Often a party to a dispute is unwilling to negotiate because they feel that have a ‘watertight case’ and are sure to win in court. However, the facts and peculiarities of the case will have a significant bearing on the outcome. These facts and peculiarities may not have been adequately considered, assessed and compared by the parties to generate that degree of certainty. Additionally, there are also some very surprising decisions as demonstrated below.
- A Federal Court rejected a $35 million penalty against Westpac Bank, a negotiated settlement between it and the Australian Securities Commission (ASIC) for Westpac’s admitted breach of responsible lending laws. Ordinarily the Court would rubber-stamp these negotiated settlements but the judge in this instance questioned whether there was in fact a breach. See AustralianBroker 13 Nov 2018 “Westpac $35m settlement rejected”.

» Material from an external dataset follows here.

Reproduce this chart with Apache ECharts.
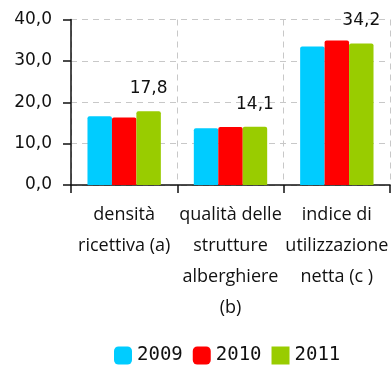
<!DOCTYPE html>
<html>
<head>
<meta charset="utf-8">
<script src="https://cdn.jsdelivr.net/npm/echarts@6/dist/echarts.min.js"></script>
<style>
  html, body { margin: 0; padding: 0; background: #fff; }
  #chart { width: 392px; height: 367px; }
</style>
</head>
<body>
<div id="chart"></div>
<script>
// Indicatori della capacità ricettiva, 2009-2011
const categories = [
  'densità\nricettiva (a)',
  'qualità delle\nstrutture\nalberghiere\n(b)',
  'indice di\nutilizzazione\nnetta (c )'
];
const years = ['2009', '2010', '2011'];
const values2009 = [16.6, 13.7, 33.5];
const values2010 = [16.3, 14.0, 34.9];
const values2011 = [17.8, 14.1, 34.2];
const yTicks = [0, 10, 20, 30, 40];

const colors = ['#00CCFF', '#FF0000', '#99CC00'];
const fmt = v => Number(v).toFixed(1).replace('.', ',');

const chart = echarts.init(document.getElementById('chart'), null, { renderer: 'canvas' });

const seriesData = [values2009, values2010, values2011];

chart.setOption({
  animation: false,
  backgroundColor: '#ffffff',
  grid: { left: 71, right: 2, top: 19.5, bottom: 182, containLabel: false },
  legend: {
    left: 114,
    top: 346,
    padding: 0,
    itemWidth: 18,
    itemHeight: 18,
    itemGap: 10,
    data: [
      { name: '2009', icon: 'roundRect' },
      { name: '2010', icon: 'roundRect' },
      { name: '2011', icon: 'rect' }
    ],
    textStyle: { fontFamily: 'DejaVu Sans Mono', fontSize: 19, color: '#111' }
  },
  xAxis: {
    type: 'category',
    data: categories,
    axisLine: { show: true, lineStyle: { color: '#111', width: 1.5 } },
    axisTick: { show: true, length: 8, inside: false, lineStyle: { color: '#111', width: 1.5 } },
    splitLine: { show: true, lineStyle: { color: '#c8c8c8', type: [6, 5], width: 1 } },
    axisLabel: {
      interval: 0,
      margin: 14,
      fontFamily: 'Open Sans',
      fontSize: 18,
      lineHeight: 31,
      color: '#111'
    }
  },
  yAxis: {
    type: 'value',
    min: yTicks[0],
    max: yTicks[yTicks.length - 1],
    interval: 10,
    axisLine: { show: true, lineStyle: { color: '#111', width: 1.5 } },
    axisTick: { show: true, length: 8, lineStyle: { color: '#111', width: 1.5 } },
    splitLine: { show: true, lineStyle: { color: '#c8c8c8', type: [6, 5], width: 1 } },
    axisLabel: {
      margin: 19,
      fontFamily: 'DejaVu Sans',
      fontSize: 17,
      color: '#111',
      formatter: fmt
    }
  },
  series: years.map((y, i) => ({
    name: y,
    type: 'bar',
    data: seriesData[i],
    barGap: '0%',
    barCategoryGap: '31%',
    itemStyle: { color: colors[i], borderRadius: [2, 2, 0, 0] },
    label: i === 2 ? {
      show: true,
      position: 'top',
      distance: 14,
      fontFamily: 'DejaVu Sans',
      fontSize: 17,
      color: '#111',
      formatter: p => fmt(p.value)
    } : { show: false }
  }))
});
</script>
</body>
</html>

- A man’s jail sentence for fraud, after as a result of a bank error, withdrawing and spending $2.1 million was overturned. Despite the fact that he was not entitled to the money, acted “extremely foolishly” and dishonestly, on appeal it was found that he did not deceive the bank. See Sydney Morning Herald, 1 December, 2016 “Man who withdrew $2.1 million after bank error wins fraud appeal”.
- In a New Zealand case a prisoner, with convictions for attacking a police officer, unlawful possession of firearms, aggravated robbery, theft, burglary and trying to escape from custody, won a compensation payout for breach of privacy and hurt feelings because a government department had incorrectly listed him as having a domestic violence conviction.
- In Perpetual Trustees Victoria Ltd v Xiao the Supreme Court of Victoria concluded that where the loan agreement on which a lender relies is forged, the lender cannot rely on its registered mortgage, even in circumstances where the lender had no knowledge of the fraud.
- A couple and their insurer have been ordered to pay $55,000 after an elderly aunt slipped on a gumnut while visiting their Brisbane home. The judge ruled that they were negligent in failing to provide and maintain a safe access to their house via the stairs by taking appropriate steps to ensure that the stairs remained free of gumnuts.
- Publicans and bouncers can be held liable for injuries suffered by their patrons if they fail to stop thuggish violence before it occurs. The judge said bouncers had a duty to anticipate and prevent violence and in this instance alert and vigilant security guards had 2 1/2 minutes to intervene before the plaintiff was king hit but instead watched from across the road. New South Wales Supreme Court.
- In Bendigo and Adelaide Bank v Stamatis [2014] NSWSC 1233, the son gave evidence that he had forged his parents’ signature on a mortgage. The handwriting expert agreed and the judge so held. In assessing the son’s credibility, the judge took into account that, in addition to his ‘gross dishonesty’ in mortgaging his parents’ house without their permission, the son had been convicted of four counts of supplying commercial quantity of drugs. Nevertheless, the judge noted the son in the witness box ‘seemed honest and intelligent’ and did not refer the papers to the Director of Public Prosecutions. Instead his wrath was reserved for the lender, whose conduct in attempting to enforce the mortgage he found unconscionable. Bransgrove M, “Avoiding Mortgage Fraud in Australia: Toolkit for Mortgage Professionals”, p. xvi
The point to be noted from the above is that despite the apparent strength of your legal arguments, facts, intentions, peculiarities and the like may differ sufficiently from established precedents to make a difference to the outcome. Furthermore, as can be seen from the above, it is not unusual for judges to see the evidence differently and arrive at unexpected decisions. It is much better, quicker and less costly to negotiate during mediation. It is also an outcome to which the disputing parties have contributed and, as a result, have an interest in upholding.